--- Start Provided data ---

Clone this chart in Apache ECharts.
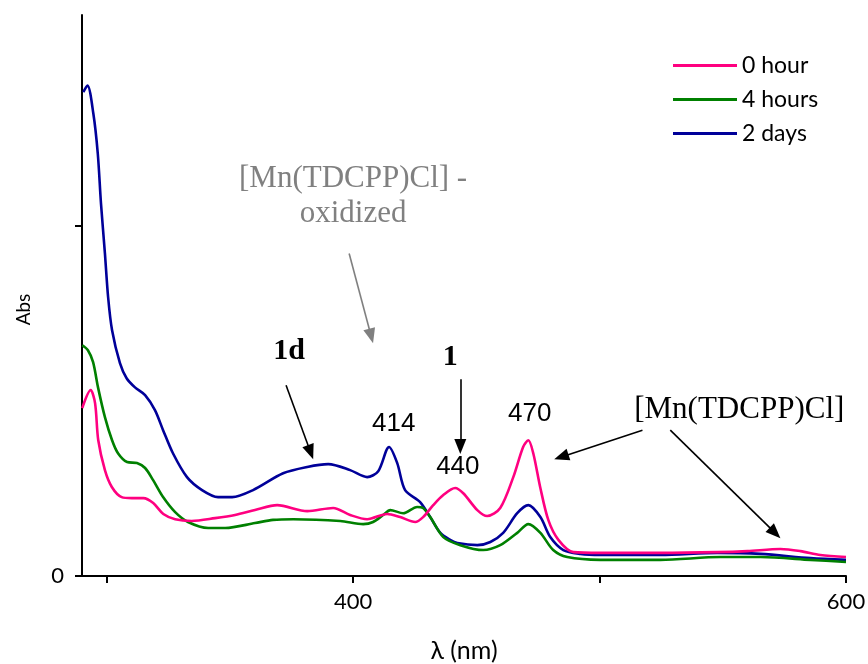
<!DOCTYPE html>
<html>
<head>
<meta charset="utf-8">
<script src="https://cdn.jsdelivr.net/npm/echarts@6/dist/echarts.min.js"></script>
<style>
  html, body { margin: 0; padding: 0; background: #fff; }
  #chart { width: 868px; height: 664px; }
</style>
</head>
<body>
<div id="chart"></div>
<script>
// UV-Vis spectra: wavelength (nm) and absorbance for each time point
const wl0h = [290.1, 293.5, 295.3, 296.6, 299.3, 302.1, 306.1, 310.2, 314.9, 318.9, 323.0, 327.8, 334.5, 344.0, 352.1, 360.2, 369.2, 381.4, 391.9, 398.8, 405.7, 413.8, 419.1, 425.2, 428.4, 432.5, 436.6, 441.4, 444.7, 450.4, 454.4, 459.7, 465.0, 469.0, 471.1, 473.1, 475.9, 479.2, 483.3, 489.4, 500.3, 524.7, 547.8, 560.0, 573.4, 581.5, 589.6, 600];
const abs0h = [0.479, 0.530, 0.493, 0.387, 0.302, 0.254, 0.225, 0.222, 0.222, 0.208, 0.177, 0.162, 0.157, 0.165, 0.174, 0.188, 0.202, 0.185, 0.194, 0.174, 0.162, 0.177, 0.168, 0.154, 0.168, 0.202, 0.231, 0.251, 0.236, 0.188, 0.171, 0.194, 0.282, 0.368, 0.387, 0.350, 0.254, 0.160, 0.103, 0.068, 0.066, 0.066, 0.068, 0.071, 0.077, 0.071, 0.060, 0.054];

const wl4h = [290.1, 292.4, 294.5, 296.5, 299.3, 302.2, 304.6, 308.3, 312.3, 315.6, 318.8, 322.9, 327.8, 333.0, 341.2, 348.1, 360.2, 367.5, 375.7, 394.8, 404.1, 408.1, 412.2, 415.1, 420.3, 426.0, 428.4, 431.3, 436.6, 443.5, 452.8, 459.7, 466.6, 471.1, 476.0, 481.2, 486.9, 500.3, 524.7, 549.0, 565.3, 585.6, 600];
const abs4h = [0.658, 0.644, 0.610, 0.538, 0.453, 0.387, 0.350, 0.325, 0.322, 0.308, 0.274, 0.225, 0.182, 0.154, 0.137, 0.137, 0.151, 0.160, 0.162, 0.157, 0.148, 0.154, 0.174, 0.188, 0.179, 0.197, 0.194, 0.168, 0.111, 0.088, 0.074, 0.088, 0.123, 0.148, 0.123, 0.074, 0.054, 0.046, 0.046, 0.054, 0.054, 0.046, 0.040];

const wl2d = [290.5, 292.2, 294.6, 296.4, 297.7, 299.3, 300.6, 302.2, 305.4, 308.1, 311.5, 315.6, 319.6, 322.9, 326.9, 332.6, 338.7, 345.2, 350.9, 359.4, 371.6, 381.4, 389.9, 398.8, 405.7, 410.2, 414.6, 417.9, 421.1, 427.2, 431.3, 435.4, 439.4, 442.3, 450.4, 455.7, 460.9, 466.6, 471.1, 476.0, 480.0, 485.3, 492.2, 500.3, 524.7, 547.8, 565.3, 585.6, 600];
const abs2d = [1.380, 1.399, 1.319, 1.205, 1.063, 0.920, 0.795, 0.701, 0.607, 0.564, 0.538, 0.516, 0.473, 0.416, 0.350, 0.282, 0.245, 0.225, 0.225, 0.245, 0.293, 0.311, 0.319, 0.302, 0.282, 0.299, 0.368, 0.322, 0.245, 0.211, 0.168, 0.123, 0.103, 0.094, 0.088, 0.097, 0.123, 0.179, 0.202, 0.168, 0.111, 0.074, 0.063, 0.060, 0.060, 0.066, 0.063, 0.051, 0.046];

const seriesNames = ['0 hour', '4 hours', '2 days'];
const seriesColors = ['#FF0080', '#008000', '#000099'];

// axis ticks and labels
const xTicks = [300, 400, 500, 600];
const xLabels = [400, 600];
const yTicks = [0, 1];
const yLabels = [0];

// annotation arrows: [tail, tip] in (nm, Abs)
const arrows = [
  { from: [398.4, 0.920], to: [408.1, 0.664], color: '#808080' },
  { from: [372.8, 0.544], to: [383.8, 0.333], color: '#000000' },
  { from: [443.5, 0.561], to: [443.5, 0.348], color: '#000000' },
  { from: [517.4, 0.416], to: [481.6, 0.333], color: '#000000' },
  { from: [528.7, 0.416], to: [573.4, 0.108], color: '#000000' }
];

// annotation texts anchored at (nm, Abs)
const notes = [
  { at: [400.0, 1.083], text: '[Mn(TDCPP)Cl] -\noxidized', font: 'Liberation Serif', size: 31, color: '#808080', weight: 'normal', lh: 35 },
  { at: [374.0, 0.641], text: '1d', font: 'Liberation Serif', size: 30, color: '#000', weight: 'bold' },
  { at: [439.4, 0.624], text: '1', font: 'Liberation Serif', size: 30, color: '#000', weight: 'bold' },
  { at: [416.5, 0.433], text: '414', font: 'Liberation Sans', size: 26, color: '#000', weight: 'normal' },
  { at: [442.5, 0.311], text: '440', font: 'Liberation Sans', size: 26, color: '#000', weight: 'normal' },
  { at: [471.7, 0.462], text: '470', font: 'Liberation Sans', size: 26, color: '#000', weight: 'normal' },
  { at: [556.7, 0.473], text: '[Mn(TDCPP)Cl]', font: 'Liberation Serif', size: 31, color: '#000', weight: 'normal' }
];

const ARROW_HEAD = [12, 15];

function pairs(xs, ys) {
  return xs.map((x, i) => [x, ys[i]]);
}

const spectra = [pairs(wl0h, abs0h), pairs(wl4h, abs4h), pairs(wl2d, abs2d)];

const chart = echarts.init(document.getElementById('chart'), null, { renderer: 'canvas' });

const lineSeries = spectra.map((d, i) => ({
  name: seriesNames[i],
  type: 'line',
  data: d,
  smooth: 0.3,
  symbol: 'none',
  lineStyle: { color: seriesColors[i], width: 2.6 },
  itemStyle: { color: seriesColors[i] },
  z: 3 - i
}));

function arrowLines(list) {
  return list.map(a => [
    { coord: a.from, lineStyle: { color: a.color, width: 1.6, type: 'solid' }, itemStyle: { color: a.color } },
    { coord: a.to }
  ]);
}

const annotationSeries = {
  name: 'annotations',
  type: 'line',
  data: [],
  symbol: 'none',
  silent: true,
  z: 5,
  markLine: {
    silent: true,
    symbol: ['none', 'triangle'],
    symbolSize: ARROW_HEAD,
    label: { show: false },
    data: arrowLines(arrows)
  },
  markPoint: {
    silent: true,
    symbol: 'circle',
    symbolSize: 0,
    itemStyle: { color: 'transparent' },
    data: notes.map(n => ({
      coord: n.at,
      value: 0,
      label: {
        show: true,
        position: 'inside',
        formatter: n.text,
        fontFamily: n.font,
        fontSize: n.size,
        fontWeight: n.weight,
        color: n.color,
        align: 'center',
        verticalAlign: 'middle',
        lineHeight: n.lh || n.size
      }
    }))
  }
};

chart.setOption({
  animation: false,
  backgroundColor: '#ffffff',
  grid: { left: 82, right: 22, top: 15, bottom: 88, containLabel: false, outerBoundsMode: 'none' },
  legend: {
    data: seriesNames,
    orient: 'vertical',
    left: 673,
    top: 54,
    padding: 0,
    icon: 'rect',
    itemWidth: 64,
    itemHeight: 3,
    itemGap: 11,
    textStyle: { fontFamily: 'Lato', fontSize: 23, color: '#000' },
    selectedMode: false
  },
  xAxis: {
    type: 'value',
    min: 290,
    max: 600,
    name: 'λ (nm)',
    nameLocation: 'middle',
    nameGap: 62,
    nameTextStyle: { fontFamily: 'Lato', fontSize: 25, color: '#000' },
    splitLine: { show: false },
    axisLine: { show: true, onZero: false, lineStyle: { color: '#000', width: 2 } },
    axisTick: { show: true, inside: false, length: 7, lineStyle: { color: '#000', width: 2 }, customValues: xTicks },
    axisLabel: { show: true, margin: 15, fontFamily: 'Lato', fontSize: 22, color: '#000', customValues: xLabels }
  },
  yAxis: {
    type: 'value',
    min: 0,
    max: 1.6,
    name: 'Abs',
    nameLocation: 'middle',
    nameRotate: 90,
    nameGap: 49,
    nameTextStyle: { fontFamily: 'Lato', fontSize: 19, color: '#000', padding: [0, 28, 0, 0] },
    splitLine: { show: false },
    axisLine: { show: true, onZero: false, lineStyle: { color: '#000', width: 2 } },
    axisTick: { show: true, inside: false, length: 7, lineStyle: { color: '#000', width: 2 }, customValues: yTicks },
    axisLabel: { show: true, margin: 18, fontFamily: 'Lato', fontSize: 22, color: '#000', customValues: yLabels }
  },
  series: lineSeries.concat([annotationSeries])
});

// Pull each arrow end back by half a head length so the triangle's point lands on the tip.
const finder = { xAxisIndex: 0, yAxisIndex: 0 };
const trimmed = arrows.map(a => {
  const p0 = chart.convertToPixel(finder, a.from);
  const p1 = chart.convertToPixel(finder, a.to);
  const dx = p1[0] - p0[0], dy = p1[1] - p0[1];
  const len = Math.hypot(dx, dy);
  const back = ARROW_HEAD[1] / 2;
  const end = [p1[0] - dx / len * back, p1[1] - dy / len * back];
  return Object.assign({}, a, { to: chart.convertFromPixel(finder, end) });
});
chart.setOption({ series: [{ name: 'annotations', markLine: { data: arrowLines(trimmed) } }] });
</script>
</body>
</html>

--- End Provided data ---

Exactly reproduce the run of lines from the start of the listing through the line with "0.071, 0.060, 0.054];", inclusive; pictures are not copied.

• Result of the exercise:
Clone this chart in Apache ECharts.
<!DOCTYPE html>
<html>
<head>
<meta charset="utf-8">
<script src="https://cdn.jsdelivr.net/npm/echarts@6/dist/echarts.min.js"></script>
<style>
  html, body { margin: 0; padding: 0; background: #fff; }
  #chart { width: 868px; height: 664px; }
</style>
</head>
<body>
<div id="chart"></div>
<script>
// UV-Vis spectra: wavelength (nm) and absorbance for each time point
const wl0h = [290.1, 293.5, 295.3, 296.6, 299.3, 302.1, 306.1, 310.2, 314.9, 318.9, 323.0, 327.8, 334.5, 344.0, 352.1, 360.2, 369.2, 381.4, 391.9, 398.8, 405.7, 413.8, 419.1, 425.2, 428.4, 432.5, 436.6, 441.4, 444.7, 450.4, 454.4, 459.7, 465.0, 469.0, 471.1, 473.1, 475.9, 479.2, 483.3, 489.4, 500.3, 524.7, 547.8, 560.0, 573.4, 581.5, 589.6, 600];
const abs0h = [0.479, 0.530, 0.493, 0.387, 0.302, 0.254, 0.225, 0.222, 0.222, 0.208, 0.177, 0.162, 0.157, 0.165, 0.174, 0.188, 0.202, 0.185, 0.194, 0.174, 0.162, 0.177, 0.168, 0.154, 0.168, 0.202, 0.231, 0.251, 0.236, 0.188, 0.171, 0.194, 0.282, 0.368, 0.387, 0.350, 0.254, 0.160, 0.103, 0.068, 0.066, 0.066, 0.068, 0.071, 0.077, 0.071, 0.060, 0.054];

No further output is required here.